After reopening of the East Broad Top was announced in 2020, #16 was chosen as the first engine to be restored for steam service. The engine was found to require some boiler repair, new flues, repairs to the suspension, and the installation of a new mud ring. EBT restoration crews have relied heavily on partnerships with other experienced steam restoration crews such as the Strasburg Railroad and the contractor FMW Solutions to expedite the restoration of #16. Curry Rail Services was contracted to build a new welded tender tank for the locomotive. Appliances were swapped from the other stored EBT locomotives onto #16 to speed up the restoration process.

A FRA mandated hydrostatic test was conducted in May 2022 on #16's boiler. A steam test on the boiler was conducted in June 2022. After the steam test, work remained on the superheater, cab and boiler jacketing before the engine could return to service. By October 2022, boiler jacketing and paint work on the cab were completed for public display during the annual Friends of the East Broad Top Reunion.

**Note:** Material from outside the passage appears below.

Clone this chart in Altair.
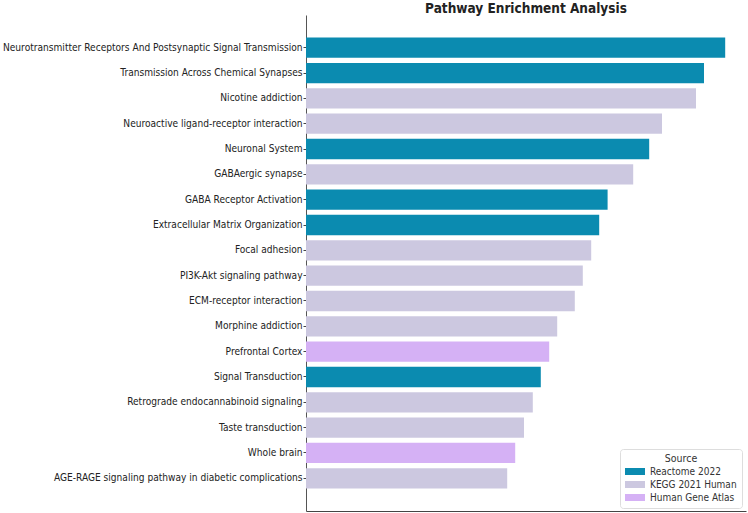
import altair as alt
import pandas as pd

terms = [
    "Neurotransmitter Receptors And Postsynaptic Signal Transmission",
    "Transmission Across Chemical Synapses",
    "Nicotine addiction",
    "Neuroactive ligand-receptor interaction",
    "Neuronal System",
    "GABAergic synapse",
    "GABA Receptor Activation",
    "Extracellular Matrix Organization",
    "Focal adhesion",
    "PI3K-Akt signaling pathway",
    "ECM-receptor interaction",
    "Morphine addiction",
    "Prefrontal Cortex",
    "Signal Transduction",
    "Retrograde endocannabinoid signaling",
    "Taste transduction",
    "Whole brain",
    "AGE-RAGE signaling pathway in diabetic complications",
]
scores = [10.48, 9.95, 9.75, 8.90, 8.58, 8.18, 7.54, 7.33, 7.13, 6.92,
          6.72, 6.28, 6.08, 5.87, 5.67, 5.45, 5.23, 5.03]
sources = [
    "Reactome 2022", "Reactome 2022", "KEGG 2021 Human", "KEGG 2021 Human",
    "Reactome 2022", "KEGG 2021 Human", "Reactome 2022", "Reactome 2022",
    "KEGG 2021 Human", "KEGG 2021 Human", "KEGG 2021 Human", "KEGG 2021 Human",
    "Human Gene Atlas", "Reactome 2022", "KEGG 2021 Human", "KEGG 2021 Human",
    "Human Gene Atlas", "KEGG 2021 Human",
]
source_names = ["Reactome 2022", "KEGG 2021 Human", "Human Gene Atlas"]
source_colors = ["#0b8bb0", "#ccc8e0", "#d5b1f5"]

df = pd.DataFrame({"Term": terms, "Score": scores, "Source": sources})

FONT = "DejaVu Sans Condensed, DejaVu Sans"

chart = alt.Chart(df).mark_bar().encode(
    y=alt.Y("Term:N", sort=terms,
            scale=alt.Scale(paddingInner=0.2, paddingOuter=0.89),
            axis=alt.Axis(title=None, labelFontSize=10.1, labelFont=FONT,
                          labelColor="#222222", labelPadding=1, tickSize=3,
                          tickColor="#444444", domainColor="#555555",
                          labelLimit=400, grid=False)),
    x=alt.X("Score:Q", scale=alt.Scale(domain=[0, 11.0], nice=False, zero=True),
            axis=alt.Axis(title=None, labels=False, ticks=False, grid=False,
                          domainColor="#444444")),
    color=alt.Color("Source:N",
                    scale=alt.Scale(domain=source_names, range=source_colors),
                    legend=alt.Legend(
                        title="Source", orient="none", legendX=314, legendY=434,
                        titleFont=FONT, titleFontSize=10.5, titleFontWeight="normal",
                        titleColor="#333333", titleAnchor="middle",
                        labelFont=FONT, labelFontSize=10, labelColor="#333333",
                        symbolType="M-1,-0.7H3V0.7H-1Z", symbolSize=100,
                        symbolStrokeWidth=0, rowPadding=3, labelOffset=15,
                        padding=5, strokeColor="#dddddd", fillColor="white",
                        cornerRadius=3, titlePadding=2)),
).properties(
    width=440, height=496,
    title=alt.TitleParams("Pathway Enrichment Analysis", fontSize=13.5,
                          font=FONT, fontWeight="bold", color="#222222",
                          anchor="middle", offset=2, dy=2),
    autosize=alt.AutoSizeParams(type="none"),
    padding={"left": 306, "top": 15, "right": 2, "bottom": 2},
).configure_view(stroke=None)

chart.save("out.html", embed_options={"renderer": "svg", "actions": False})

In late January 2023, the East Broad Top Railroad began posting a series of teasers for the return of #16 to service on their Facebook page, including a video showing the shadow cast by the locomotive under steam on February 1, 2023. A second video posted later on the same day showed the locomotive in motion moving out onto the railroad's turntable, christened with the name "Nick" on the cab. Shortly after the locomotive's return to service plans were announced for the engine to headline the year's Winter Steam event and work as the primary excursion locomotive in the line's immediate future. The locomotive first ran for the public on excursions on February 18 later that year.

1. 16 would be taken out of service in early 2024, after discovering a cracked driver center during a regular inspection. At the end of August, #16 was returned to regular service after repairs and test runs were completed.

==Notes==
 Historical tractive effort value prior to boiler up pressuring to 200 PSI during 2023 restoration.